Soft WinModems have nothing much inside
Your PC has to imitate the work of the data-pump
and the controller all in software. A lot of extra work
for the CPU/bus. A few about. Very cheap.
Usually internal.

I got a USB external modem when I upgraded a year or so ago. Made by Dynalink (I think Australian...) it was built around the Conexant (ex Rockwell) 1456VQE-R3 INT1 chipset and internally called itself a "Conexant HCF V.90/56K Data,Fax,RTAD USB Modem". This is a Winmodem, with the controller implemented in software as part of the driver package. Very many companies bought the chipset and driver, tweaked the driver a bit, packaged it, badged it and sold it as "their" modem.

I had endless trouble with it, principally manifested by dropping the line all the time, and this led me to investigate the problem further. Very many other people have had problems with these modems - some have spent months trying to find solutions - few have succeeded. There seem to be two issues.

1) The drivers (as for all Winmodems) are complex and very tricky to write - principally because they are software pretending to be hardware yet must react in real-time. It doesn't seem that Conexant/Rockwell did such a good job here - and no-one else wrote alternative drivers (why should they?). For a long time C/R refused to acknowlege the problem, referring complaints to the OEMs who actually packaged and sold the components (like Dynalink). Dynalink (or whoever) in their turn, maintained that the problem was C/R's and referred unhappy clients to them... Eventually C/R reluctantly released an unsupported set of "generic" drivers for these chipsets which did little to fix the problem. Dynalink (and others) quietly dropped the chipset.

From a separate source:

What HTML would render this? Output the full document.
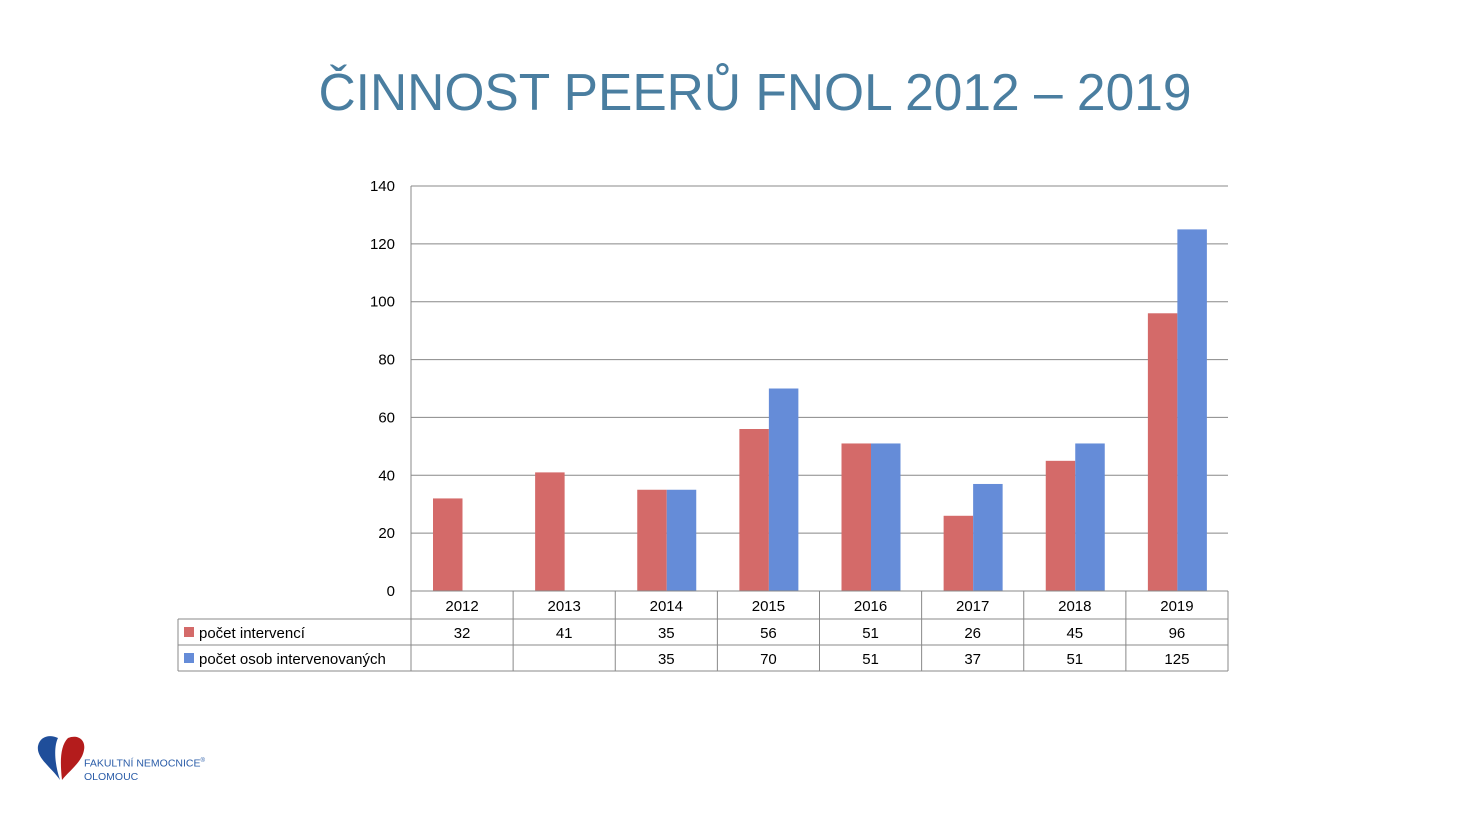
<!DOCTYPE html>
<html><head><meta charset="utf-8"><style>
body{margin:0;width:1466px;height:824px;background:#fff;overflow:hidden;font-family:"Liberation Sans",sans-serif;}
#title{position:absolute;left:0;width:1510px;top:62px;text-align:center;font-size:51.5px;color:#4a7ea0;}
</style></head><body>
<div id="title">ČINNOST PEERŮ FNOL 2012 – 2019</div>
<svg id="chart" width="1466" height="824" style="position:absolute;left:0;top:0"></svg>
<svg width="60" height="60" style="position:absolute;left:34px;top:732px">
<path d="M26 48 C18 36 2 26 4 14 C6 4 16 2 24 6 C20 14 20 30 26 48Z" fill="#1f4e9a"/>
<path d="M28 48 C26 30 26 14 34 6 C44 2 52 8 50 18 C48 30 36 38 28 48Z" fill="#b41c1c"/>
</svg>
<div style="position:absolute;left:84px;top:755px;font-size:10.5px;color:#2a5ca8;line-height:13px">FAKULTNÍ NEMOCNICE<sup style="font-size:6px">®</sup><br>OLOMOUC</div>
<script>
const categories=["2012","2013","2014","2015","2016","2017","2018","2019"];
const intervence=[32,41,35,56,51,26,45,96];
const osoby=[null,null,35,70,51,37,51,125];
const ticks=[0,20,40,60,80,100,120,140];
const svg=document.getElementById('chart');const NS='http://www.w3.org/2000/svg';
const L=411,R=1228,T=186,B=591,max=140,cw=(R-L)/categories.length;
const y=v=>B-(v/max)*(B-T);const x=i=>L+i*cw;
function mk(t,a){const e=document.createElementNS(NS,t);for(const k in a)e.setAttribute(k,a[k]);svg.appendChild(e);return e;}
ticks.forEach(t=>{const l=mk('line',{x1:L,x2:R,y1:y(t),y2:y(t),stroke:'#888','stroke-width':1});


const tx=mk('text',{x:395,y:y(t)+5,'text-anchor':'end','font-size':15,fill:'#000'});tx.textContent=t;

});
mk('line',{x1:L,x2:L,y1:T,y2:671,stroke:'#888'});
const bw=29.5;
categories.forEach((c,i)=>{
 const r=mk('rect',{x:x(i)+22,y:y(intervence[i]),width:bw,height:B-y(intervence[i]),fill:'#d46a69'});
 
 
 if(osoby[i]!=null){const b=mk('rect',{x:x(i)+22+bw,y:y(osoby[i]),width:bw,height:B-y(osoby[i]),fill:'#658cd8'});
 
 }
 const cx=x(i)+cw/2;
 [[c,611],[intervence[i],638],[osoby[i]??'',664]].forEach(([v,yy])=>{const t=mk('text',{x:cx,y:yy,'text-anchor':'middle','font-size':15,fill:'#000'});t.textContent=v;
 
 });
});
[591,619,645,671].forEach((yy,k)=>mk('line',{x1:k==0?L:178,x2:R,y1:yy,y2:yy,stroke:'#888'}));
for(let i=0;i<=categories.length;i++)mk('line',{x1:x(i),x2:x(i),y1:591,y2:671,stroke:'#888'});
mk('line',{x1:178,x2:178,y1:619,y2:671,stroke:'#888'});
[['počet intervencí','#d46a69',632],['počet osob intervenovaných','#658cd8',658]].forEach(([n,col,yy])=>{
 const s=mk('rect',{x:184,y:yy-5,width:10,height:10,fill:col});
 
 
 const t=mk('text',{x:199,y:yy+6,'font-size':15,fill:'#000'});t.textContent=n;
 
 });
</script>
</body></html>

2) Getting a piece of software to successfully pretend that it is hardware in an exquisitely timing sensitive environment like a modem is very hard. Not only does the software have to be very carefully written, but the speed of the CPU, the bus, memory and the interrupts have to be up to servicing the modem impeccably ALL THE TIME. There is very little margin for error - just one small software buffer overrun can cause the whole incoming packet to be lost and re-requested leading to poor throughput. The carrier is generated in software, so if the CPU gets a bit busy (running other software) the carrier will be lost and the modem will "hang-up". In a "real" modem you can fix this sort of problem by telling the modem to wait longer to hang up when it loses the carrier (ATS10=80) - this doesn't work with a modem implemented wholly or partially in software. There are many other practical difficulties/problems.

Nevertheless, todays CPUs, memory and busses are so fast that it is not unreasonable to implement a modem wholly or partially in software (and much cheaper) though getting close to the reliability of a pure hardware design is more difficult. Winmodems are becoming much commoner (almost the norm).

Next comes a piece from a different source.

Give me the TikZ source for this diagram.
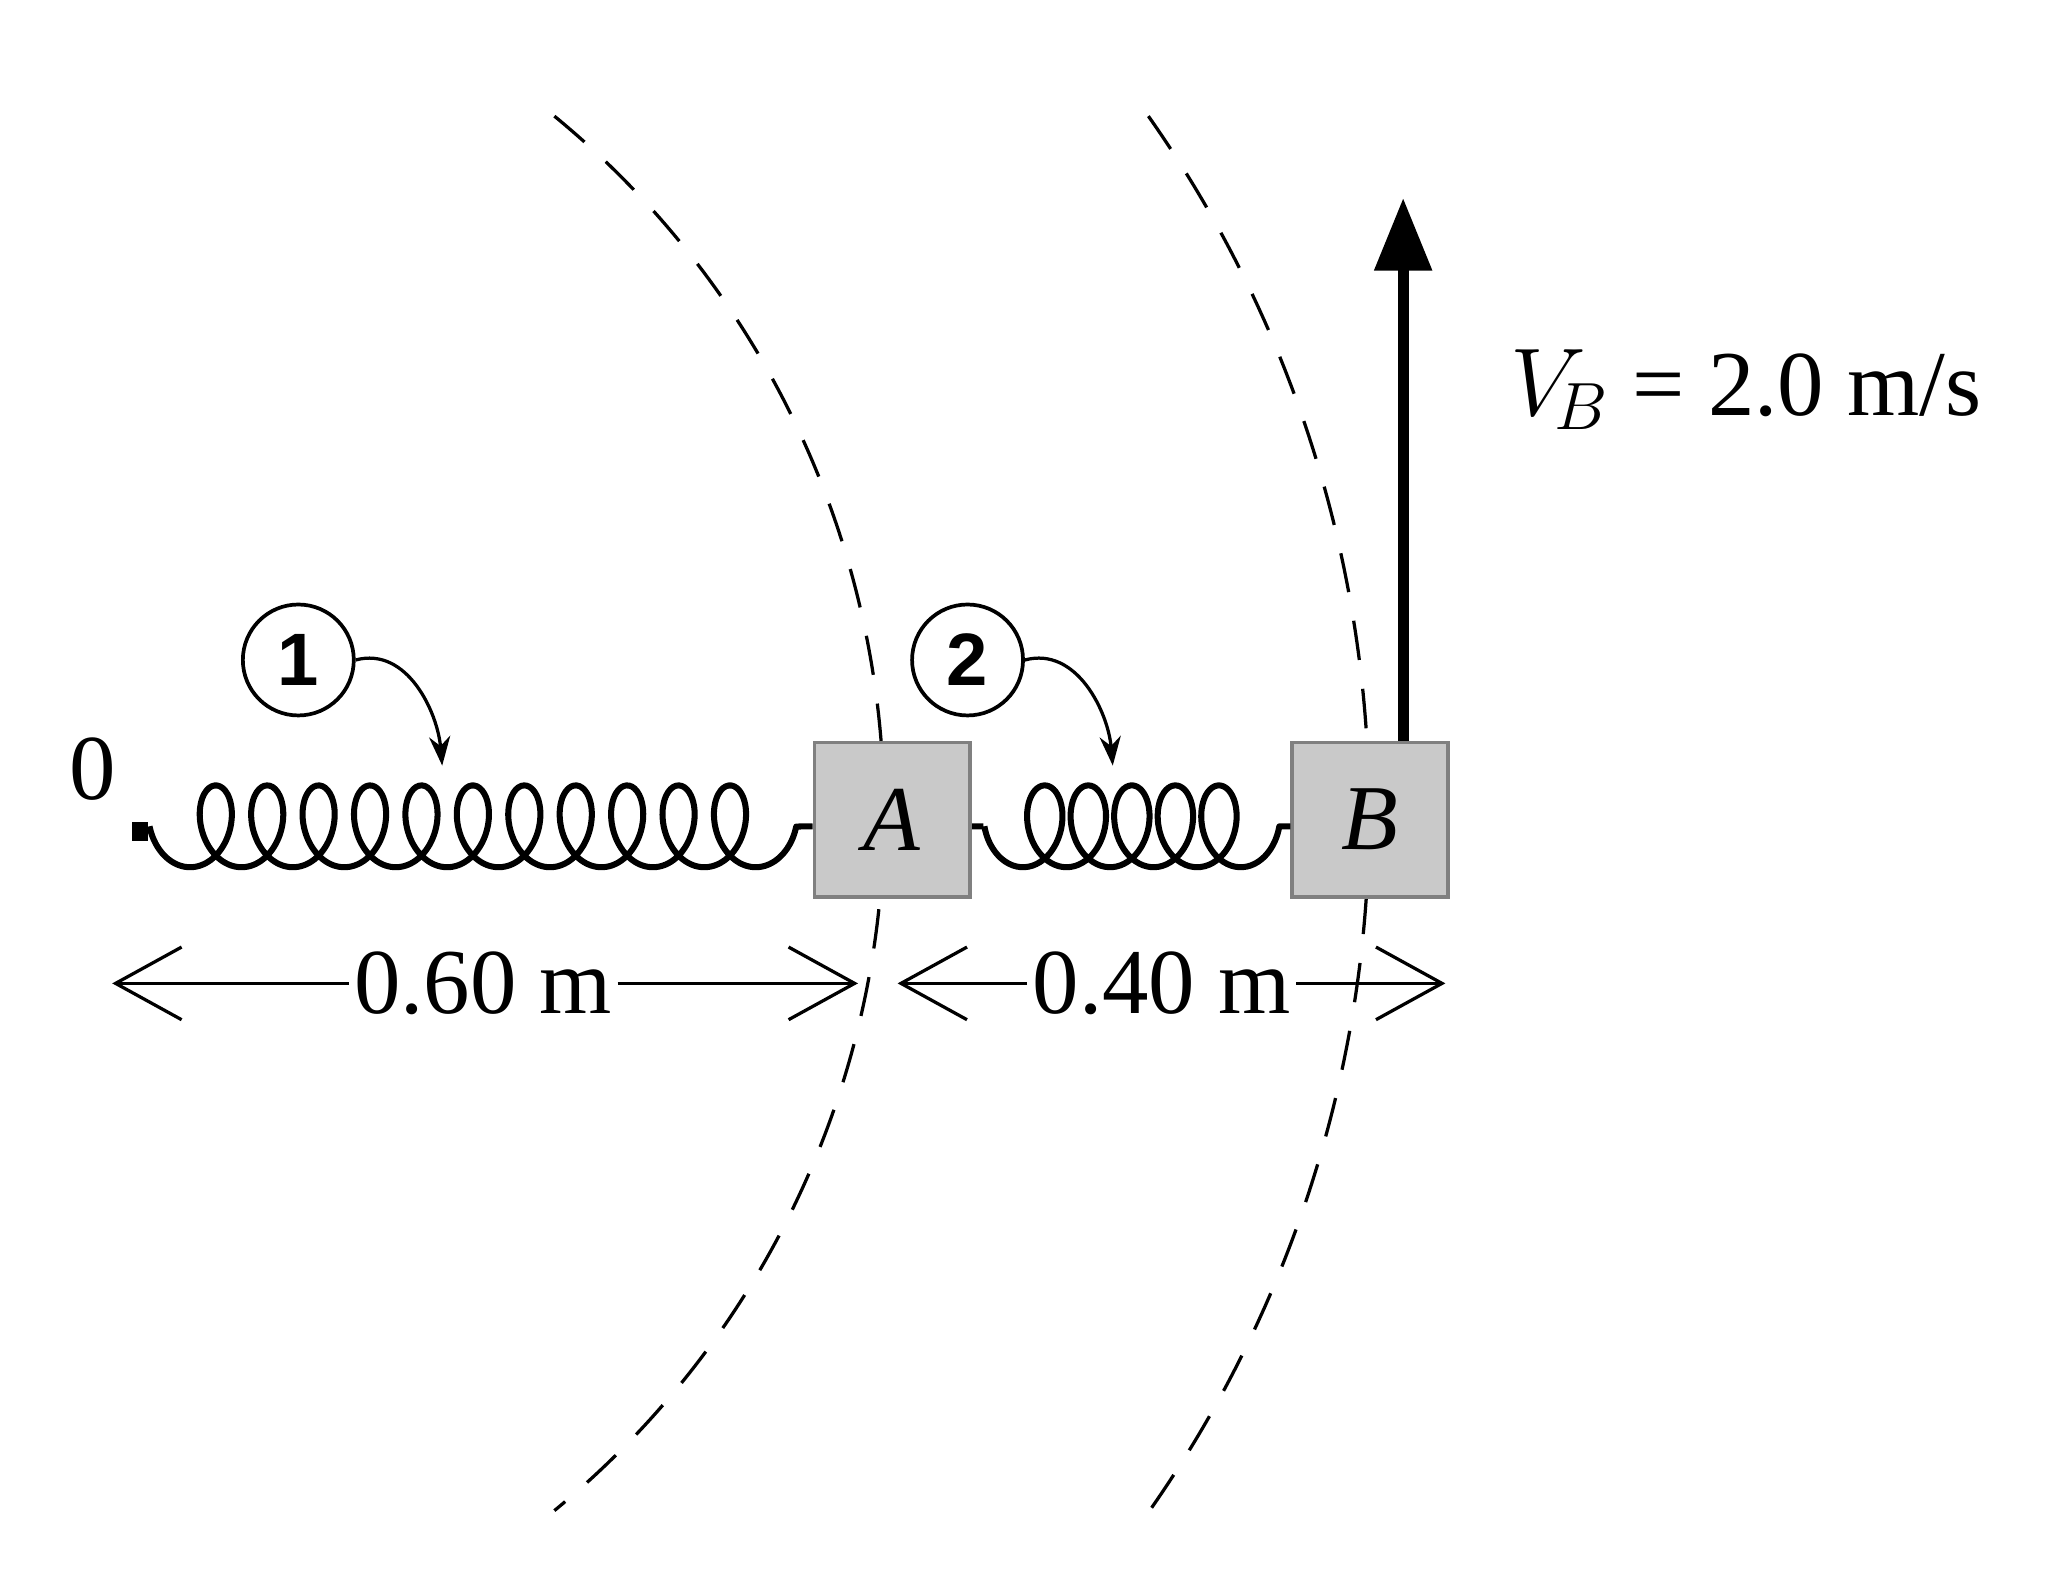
\documentclass[tikz,border=0pt]{standalone}
\usepackage{fontspec}
\setmainfont{Liberation Serif}
\newfontfamily\circfont{Liberation Sans}
\usetikzlibrary{arrows.meta}
\begin{document}
\begin{tikzpicture}[x=0.01cm,y=-0.01cm,
  springline/.style={line width=1.3pt,line join=round},
  blockbox/.style={draw=black!50,line width=0.8pt,fill=black!21,minimum width=1.18cm,minimum height=1.17cm,inner sep=0pt,font=\fontsize{20}{20}\selectfont\itshape},
  dimtip/.style={-{Straight Barb[length=0.5cm,width=0.55cm,line width=0.7pt]}},
  dimline/.style={line width=0.8pt},
  numcirc/.style={draw,circle,line width=0.8pt,minimum size=0.84cm,inner sep=0pt,font=\circfont\bfseries\fontsize{16}{16}\selectfont},
  callout/.style={line width=0.7pt,-{Stealth[length=0.22cm,width=0.16cm]}},
  arc/.style={line width=0.7pt,dash pattern=on 0.3cm off 0.22cm},
  lbl/.style={font=\fontsize{20}{20}\selectfont,inner sep=1pt}]
\useasboundingbox (0,0) rectangle (1550,1204);
% dashed arcs
\draw[arc] (420,88) arc[start angle=-50.6,end angle=50.6,radius=683.6];
\draw[arc] (870,88) arc[start angle=-35.1,end angle=35.1,radius=919.8];
% blocks
\node[blockbox] (A) at (676,621) {A};
\node[blockbox] (B) at (1038,621) {B};
% wall
\node[fill=black,minimum width=0.12cm,minimum height=0.14cm,inner sep=0pt] (wall) at (106,630) {};
\node[lbl] (zero) at (70,583) {0};
% spring 1
\draw[springline] (wall.east) -- (112,627) plot[domain=-1.5708:70.686,samples=500,smooth,variable=\t] ({144+6.2*\t+21*sin(\t r)},{626+31*cos(\t r)}) -- (A.west|-0,626);
% spring 2
\draw[springline] (A.east|-0,626) -- (745,626) plot[domain=-1.5708:32.987,samples=300,smooth,variable=\t] ({775+5.25*\t+21*sin(\t r)},{626+31*cos(\t r)}) -- (B.west|-0,626);
% velocity arrow
\coordinate (vtop) at (1063,150);
\draw[line width=2.3pt,-{Triangle[length=0.55cm,width=0.42cm]}] (B.north-|vtop) -- (vtop);
\node[lbl,anchor=west] (vb) at (1140,295) {$V_{\!B}$ = 2.0 m/s};
% callouts
\node[numcirc] (c1) at (226,500) {1};
\node[numcirc] (c2) at (733,500) {2};
\coordinate (p1) at (335,580);
\coordinate (p2) at (843,580);
\draw[callout] (c1.east) to[out=15,in=95] (p1);
\draw[callout] (c2.east) to[out=15,in=95] (p2);
% dimensions
\node[lbl] (d1) at (366,745) {0.60 m};
\node[lbl] (d2) at (880,745) {0.40 m};
\coordinate (l1) at (85,745);
\coordinate (r1) at (650,745);
\coordinate (l2) at (680,745);
\coordinate (r2) at (1095,745);
\draw[dimline,dimtip] (d1.west) -- (l1);
\draw[dimline,dimtip] (d1.east) -- (r1);
\draw[dimline,dimtip] (d2.west) -- (l2);
\draw[dimline,dimtip] (d2.east) -- (r2);
\end{tikzpicture}
\end{document}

I never ever got my darn thing to work reliably, despite trying innumerable tricks and patches. I expected it's bad habits to worsen when I tried it in my secondary P2/266 rather than the P3/800 - but there was little change. Overall it seems OK for reading email when the PCs have nothing much else running.

I went back to my USRobotics full hardware modem and can stay on line for days with never a glitch. So it's hardware external for me. As you will now appreciate, external these days does no necessarily mean a full hardware implementation and it is likely that both your modems (internal and external) are actually Winmodems and will behave very similarly. The driver software for your internal modem is likely to be better matched to your PC, so my guess is that you were indeed "suckered" into buying the external modem.